In her nearly six years as Germany’s defense minister, von der Leyen cultivated many friends in Washington and throughout the NATO capitals. It certainly helps that she’s fluent in English (having studied in London and lived in California) as well as in French (she was born in Brussels, where her father was a top-notch European civil servant). This Euro-Atlantic background will serve her well not only with the United States but also among several European countries, particularly those from the Nordic and Baltic states and from Central Europe. They do not trust calls by some Europeans, such as Juncker, for Europe to have its own army. That would be the kiss of death for NATO. Instead, what they want is far more security and defense cooperation between the E.U. and NATO.
Her support for the alliance is bolstered by her record as defense minister, when she lobbied hard for increased German defense spending despite strong resistance from politicians and voters. She ultimately managed to persuade Merkel to boost spending — which should give her far greater credibility when it comes to dealing with the United States.
Defense may end up being the easiest of von der Leyen’s challenges when it comes to repairing the transatlantic relationship. Her biggest challenge will be finding ways to strengthen the multilateral institutions that Trump seeks to undermine.
Take the E.U.’s stance on climate change. For most European governments, it has jumped to the top of the political agenda. Von der Leyen could use the momentum surrounding climate change to take advantage of her authority and connections by reaching out to the U.S. business community and to governors and mayors. This is something the Juncker team didn’t do. Yet it would make sense for von der Leyen to build alliances in the United States outside Washington.

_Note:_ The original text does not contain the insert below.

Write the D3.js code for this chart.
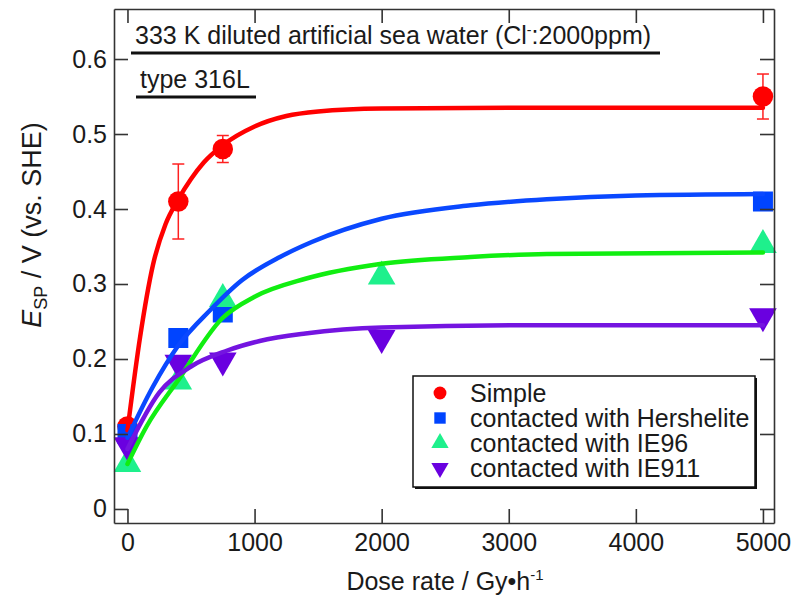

Second, the E.U. should be in a strong position to build more trade accords with third countries. Its deals with Canada, South Korea and Japan show that other countries want rules-based system based on accountability, democratic principles and transparency. The countries of Southeast Asia and the Pacific region are desperate to strengthen economic and political ties with the E.U. They don’t want China to set the agenda. Nor do they want to become victims of the trade war between Washington and Beijing. And since Trump pulled out of the Trans-Pacific Partnership accord, much to the dismay of the United States’ allies in the region, there’s no reason the E.U. couldn’t forge a relationship with the TPP countries. It would be another way of strengthening the multilateral architecture.
Above all, von der Leyen could use her transatlantic credentials to break the deadlock between the United States and China. The E.U. has been absent from playing any kind of mediating role even though the fallout from this dispute has global repercussions. Trump may be loath to consider the E.U. — and a woman — playing such a role. But Von der Leyen’s political career — including stints as minister of family affairs and labor in addition to defense — shows that she may be up to the task. Standing on the sidelines is not in her character.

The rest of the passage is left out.